Sur quoi les Saxons m'avaient demandé la cession de mes quartiers de Znaym et de ces environs-là. Que pour leur donner des marques de ma condescendence et des soins que je voulais avoir pour leur troupes, je leur avais cédé tous les quartiers de Znaym et Budwitz qu'on m'avait demandés, et que je m'étais enclavé avec le corps de toutes mes troupes entre la Schwarzawa, la Morawa et la Taya, formant par mon aile droite le blocus de Brünn. Nous étions convenus alors que les Saxons bloqueraient de leur côté Brünn; mais que j'avais reçu des lettres du Chevalier de Saxe que toute son infanterie ne se réduisait qu'à 5,000 hommes de gens capables pour faire le service, ainsi qu'il lui fallait toute son infanterie sans exception pour faire le blocus de Brünn.

Que j'avais eu beaucoup de chagrin de ces menées, d'autant plus que par l'évacuation de la part des Saxons de Znaym, de Teltsch et de Budwitz le but de mon dessein était manqué, dont le principal objet était de tenir, par les attentions sur la Basse-Autriche, le prince Charles de Lorraine et le prince Lobkowitz en respect, par l'appréhension que s'ils marchaient sur M. le maréchal de Broglie, ils seraient coupés par leur derrière de Krems et de Linz.

Depuis ce temps-là, les Autrichiens ont fait brûler par une troupe d'incendiaires plus de vingt villages de nos cantons.

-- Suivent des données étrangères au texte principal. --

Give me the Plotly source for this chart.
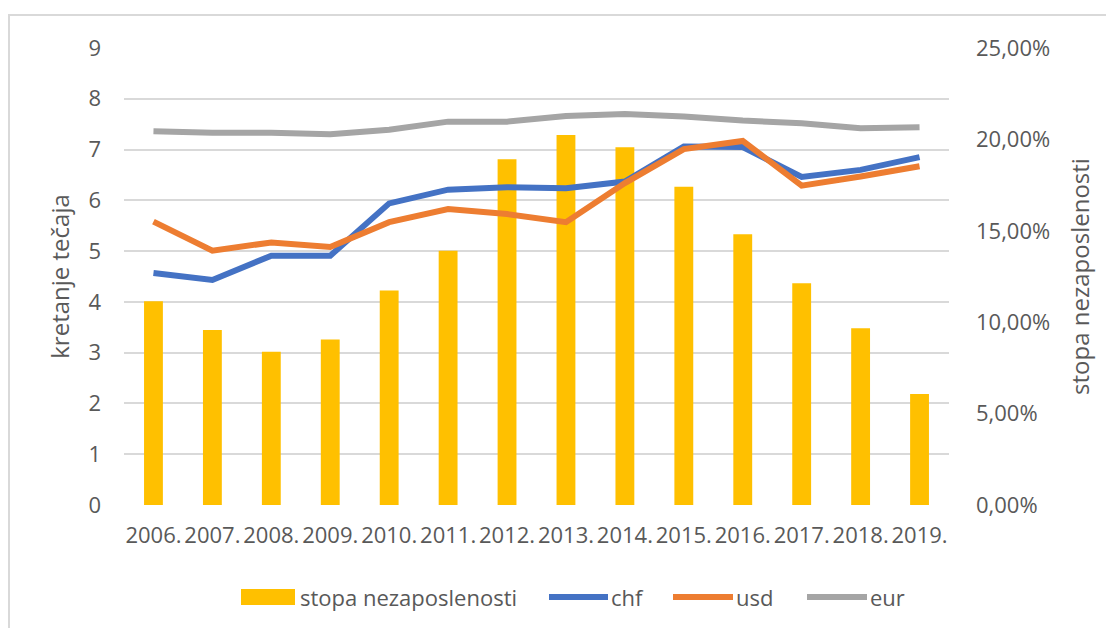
import plotly.graph_objects as go

# --- data ---
years = ["2006.", "2007.", "2008.", "2009.", "2010.", "2011.", "2012.",
         "2013.", "2014.", "2015.", "2016.", "2017.", "2018.", "2019."]
stopa = [0.1114, 0.0957, 0.0839, 0.0906, 0.1174, 0.1391, 0.1891,
         0.2024, 0.1957, 0.1741, 0.1481, 0.1213, 0.0967, 0.0607]
chf = [4.57, 4.43, 4.91, 4.91, 5.94, 6.21, 6.26, 6.24, 6.37, 7.06, 7.05, 6.46, 6.60, 6.85]
usd = [5.58, 5.01, 5.17, 5.08, 5.57, 5.83, 5.73, 5.57, 6.34, 7.01, 7.17, 6.29, 6.47, 6.67]
eur = [7.36, 7.33, 7.33, 7.30, 7.39, 7.55, 7.55, 7.66, 7.70, 7.65, 7.57, 7.52, 7.42, 7.44]
pct_ticks = [0, 0.05, 0.10, 0.15, 0.20, 0.25]

# --- colours ---
YELLOW = "#FFC000"
BLUE = "#4472C4"
ORANGE = "#ED7D31"
GREY = "#A5A5A5"
GRID = "#D9D9D9"
TEXT = "#595959"
FONT = "Open Sans, Noto Sans, sans-serif"

# page has an 8px body margin, so work in page pixels and shift
OFF = 8
W, H = 1106, 620
PL, PR, PT, PB = 124, 949, 48, 505   # plot area in page pixels
L, T = PL - OFF, PT - OFF
R = W - (PR - OFF)
B = H - (PB - OFF)


def px_x(px):
    return (px - PL) / (PR - PL)


def px_y(py):
    return (PB - py) / (PB - PT)


fig = go.Figure()

# bars on the primary axis (drawn under the lines)
fig.add_trace(go.Bar(x=years, y=stopa, name="stopa nezaposlenosti",
                     marker=dict(color=YELLOW, line=dict(width=0)),
                     width=0.32, yaxis="y"))

for name, vals, col in [("chf", chf, BLUE), ("usd", usd, ORANGE), ("eur", eur, GREY)]:
    fig.add_trace(go.Scatter(x=years, y=vals, name=name, mode="lines",
                             line=dict(color=col, width=6),
                             yaxis="y2"))

# --- custom legend ---
shapes = []
annotations = []
ly = px_y(597)
shapes.append(dict(type="rect", xref="paper", yref="paper",
                   x0=px_x(241), x1=px_x(295), y0=px_y(605), y1=px_y(589),
                   fillcolor=YELLOW, line=dict(width=0)))
annotations.append(dict(x=px_x(298), y=ly, xref="paper", yref="paper", text="stopa nezaposlenosti",
                        showarrow=False, xanchor="left", yanchor="middle",
                        font=dict(size=22, color=TEXT, family=FONT)))
for x0, x1, tx, name, col in [(549, 608, 609, "chf", BLUE),
                              (673, 733, 734, "usd", ORANGE),
                              (807, 867, 868, "eur", GREY)]:
    shapes.append(dict(type="line", xref="paper", yref="paper",
                       x0=px_x(x0), x1=px_x(x1), y0=ly, y1=ly,
                       line=dict(color=col, width=6)))
    annotations.append(dict(x=px_x(tx), y=ly, xref="paper", yref="paper", text=name,
                            showarrow=False, xanchor="left", yanchor="middle",
                            font=dict(size=22, color=TEXT, family=FONT)))

# chart border
shapes.append(dict(type="rect", xref="paper", yref="paper",
                   x0=px_x(9), x1=px_x(1130), y0=px_y(640), y1=px_y(15),
                   line=dict(color="#D9D9D9", width=2), layer="below"))

fig.update_layout(
    width=W, height=H,
    margin=dict(l=L, r=R, t=T, b=B),
    paper_bgcolor="white",
    plot_bgcolor="white",
    separators=",.",
    showlegend=False,
    font=dict(family=FONT, size=22, color=TEXT),
    xaxis=dict(type="category", showgrid=False, showline=False, ticks="",
               ticklabelstandoff=15, tickfont=dict(size=22, color=TEXT)),
    yaxis=dict(side="right", range=[0, 0.25], tickvals=pct_ticks, tickformat=".2%",
               showgrid=False, zeroline=False, showline=False, ticks="",
               ticklabelstandoff=26, tickfont=dict(size=22, color=TEXT),
               title=dict(text="stopa nezaposlenosti", standoff=22,
                          font=dict(size=24, color=TEXT, family=FONT))),
    yaxis2=dict(overlaying="y", side="left", range=[0, 9], dtick=1,
                showgrid=True, gridcolor=GRID, gridwidth=2,
                zeroline=False, showline=False, ticks="",
                ticklabelstandoff=22, tickfont=dict(size=22, color=TEXT),
                title=dict(text="kretanje tečaja", standoff=12,
                           font=dict(size=24, color=TEXT, family=FONT))),
    shapes=shapes,
    annotations=annotations,
)

fig.write_html("out.html")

Les hussards, dont le nombre se réduit à plus de 6,000 hommes, qui nous entourent tant du côté de la Basse-Autriche que de la Hongrie, de la Bohême et de la Haute-Silésie également, nous dérobent toute la subsistance et nous empêchent de faire des magasins. Les paysans, qui par ordre de la cour de Vienne s'enfuient dans les bois et les montagnes, rendent les habitations désertes, et, à nous, la subsistance si difficile, qu'à peine nous en avons huit jours d'avance pour l'armée.

Le roi de Pologne, malgré les représentations que je lui avais faites, n'a point encore fait jusqu'ici le moindre arrangement pour la grosse artillerie.

Il n'y a point de rivière navigable dans toute la Moravie. La Haute-Silésie est un pays mangé par les armées et par les quartiers d hiver. Les charrois d'Olmütz à Pohrlitz ont 24 grandes lieues de France à faire. Il n'y a presque point de chevaux dans le plat pays, de façon que je ne vois pas comment nous pourrions ouvrir la campagne dans ce pays-ci.